Return the listing below verbatim. Pictures do not belong in the copy.

-- START --

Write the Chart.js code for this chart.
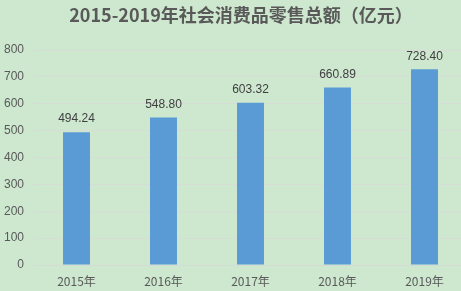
<!DOCTYPE html>
<html>
<head>
<meta charset="utf-8">
<script src="https://cdn.jsdelivr.net/npm/chart.js@4/dist/chart.umd.min.js"></script>
<style>
  html, body { margin: 0; padding: 0; overflow: hidden; background: #cde8cf; }
  #wrap { width: 470px; height: 291px; }
</style>
</head>
<body>
<div id="wrap"><canvas id="retailChart" width="470" height="291"></canvas></div>
<script>
// Chart data
const years = ['2015年', '2016年', '2017年', '2018年', '2019年'];
const retailTotals = [494.24, 548.80, 603.32, 660.89, 728.40];
const yTicks = [0, 100, 200, 300, 400, 500, 600, 700, 800];
const chartTitle = '2015-2019年社会消费品零售总额（亿元）';

const cjkFont = '"Noto Sans CJK SC", "Liberation Sans", sans-serif';

// Title drawn by hand so it can sit centred on the visible window
const titlePlugin = {
    id: 'titleText',
    afterDraw(chart) {
        const ctx = chart.ctx;
        ctx.save();
        ctx.font = 'bold 18px ' + cjkFont;
        ctx.fillStyle = '#595959';
        ctx.textAlign = 'center';
        ctx.textBaseline = 'middle';
        ctx.fillText(chartTitle, 241, 15);
        ctx.restore();
    }
};

// Value labels above each bar
const valueLabels = {
    id: 'valueLabels',
    afterDatasetsDraw(chart) {
        const ctx = chart.ctx;
        const meta = chart.getDatasetMeta(0);
        ctx.save();
        ctx.font = '12px "Liberation Sans", sans-serif';
        ctx.fillStyle = '#404040';
        ctx.textAlign = 'center';
        ctx.textBaseline = 'middle';
        meta.data.forEach((bar, i) => {
            ctx.fillText(retailTotals[i].toFixed(2), bar.x, bar.y - 13);
        });
        ctx.restore();
    }
};

new Chart(document.getElementById('retailChart'), {
    type: 'bar',
    data: {
        labels: years,
        datasets: [{
            data: retailTotals,
            backgroundColor: '#5b9bd5',
            barPercentage: 0.62,
            categoryPercentage: 0.5
        }]
    },
    options: {
        responsive: false,
        animation: false,
        layout: { padding: { top: 50, right: 2, left: 0, bottom: 0 } },
        plugins: {
            legend: { display: false },
            title: { display: false },
            tooltip: { enabled: false }
        },
        scales: {
            x: {
                grid: { display: false },
                border: { display: true, color: '#d4dbd4', width: 1 },
                ticks: {
                    color: '#595959',
                    font: { size: 12, family: cjkFont },
                    padding: 1
                },
                afterFit(scale) { scale.height = 26; }
            },
            y: {
                min: 0,
                max: 800,
                afterBuildTicks(scale) {
                    scale.ticks = yTicks.map(v => ({ value: v }));
                },
                grid: { color: '#d6dcd6', lineWidth: 1, drawTicks: false },
                border: { display: false },
                ticks: {
                    color: '#595959',
                    font: { size: 12, family: '"Liberation Sans", sans-serif' },
                    padding: 9
                },
                afterFit(scale) { scale.width = 33; }
            }
        }
    },
    plugins: [titlePlugin, valueLabels]
});
</script>
</body>
</html>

-- END --

> [Solution to this task]:
Write the Chart.js code for this chart.
<!DOCTYPE html>
<html>
<head>
<meta charset="utf-8">
<script src="https://cdn.jsdelivr.net/npm/chart.js@4/dist/chart.umd.min.js"></script>
<style>
  html, body { margin: 0; padding: 0; overflow: hidden; background: #cde8cf; }
  #wrap { width: 470px; height: 291px; }
</style>
</head>
<body>
<div id="wrap"><canvas id="retailChart" width="470" height="291"></canvas></div>
<script>
// Chart data
const years = ['2015年', '2016年', '2017年', '2018年', '2019年'];
const retailTotals = [494.24, 548.80, 603.32, 660.89, 728.40];
const yTicks = [0, 100, 200, 300, 400, 500, 600, 700, 800];
const chartTitle = '2015-2019年社会消费品零售总额（亿元）';

const cjkFont = '"Noto Sans CJK SC", "Liberation Sans", sans-serif';

// Title drawn by hand so it can sit centred on the visible window
const titlePlugin = {
    id: 'titleText',
    afterDraw(chart) {
        const ctx = chart.ctx;
        ctx.save();
        ctx.font = 'bold 18px ' + cjkFont;
        ctx.fillStyle = '#595959';
        ctx.textAlign = 'center';
        ctx.textBaseline = 'middle';
        ctx.fillText(chartTitle, 241, 15);
        ctx.restore();
    }
};

// Value labels above each bar
const valueLabels = {
    id: 'valueLabels',
    afterDatasetsDraw(chart) {
        const ctx = chart.ctx;
        const meta = chart.getDatasetMeta(0);
        ctx.save();
        ctx.font = '12px "Liberation Sans", sans-serif';
        ctx.fillStyle = '#404040';
        ctx.textAlign = 'center';
        ctx.textBaseline = 'middle';
        meta.data.forEach((bar, i) => {
            ctx.fillText(retailTotals[i].toFixed(2), bar.x, bar.y - 13);
        });
        ctx.restore();
    }
};

new Chart(document.getElementById('retailChart'), {
    type: 'bar',
    data: {
        labels: years,
        datasets: [{
            data: retailTotals,
            backgroundColor: '#5b9bd5',
            barPercentage: 0.62,
            categoryPercentage: 0.5
        }]
    },
    options: {
        responsive: false,
        animation: false,
        layout: { padding: { top: 50, right: 2, left: 0, bottom: 0 } },
        plugins: {
            legend: { display: false },
            title: { display: false },
            tooltip: { enabled: false }
        },
        scales: {
            x: {
                grid: { display: false },
                border: { display: true, color: '#d4dbd4', width: 1 },
                ticks: {
                    color: '#595959',
                    font: { size: 12, family: cjkFont },
                    padding: 1
                },
                afterFit(scale) { scale.height = 26; }
            },
            y: {
                min: 0,
                max: 800,
                afterBuildTicks(scale) {
                    scale.ticks = yTicks.map(v => ({ value: v }));
                },
                grid: { color: '#d6dcd6', lineWidth: 1, drawTicks: false },
                border: { display: false },
                ticks: {
                    color: '#595959',
                    font: { size: 12, family: '"Liberation Sans", sans-serif' },
                    padding: 9
                },
                afterFit(scale) { scale.width = 33; }
            }
        }
    },
    plugins: [titlePlugin, valueLabels]
});
</script>
</body>
</html>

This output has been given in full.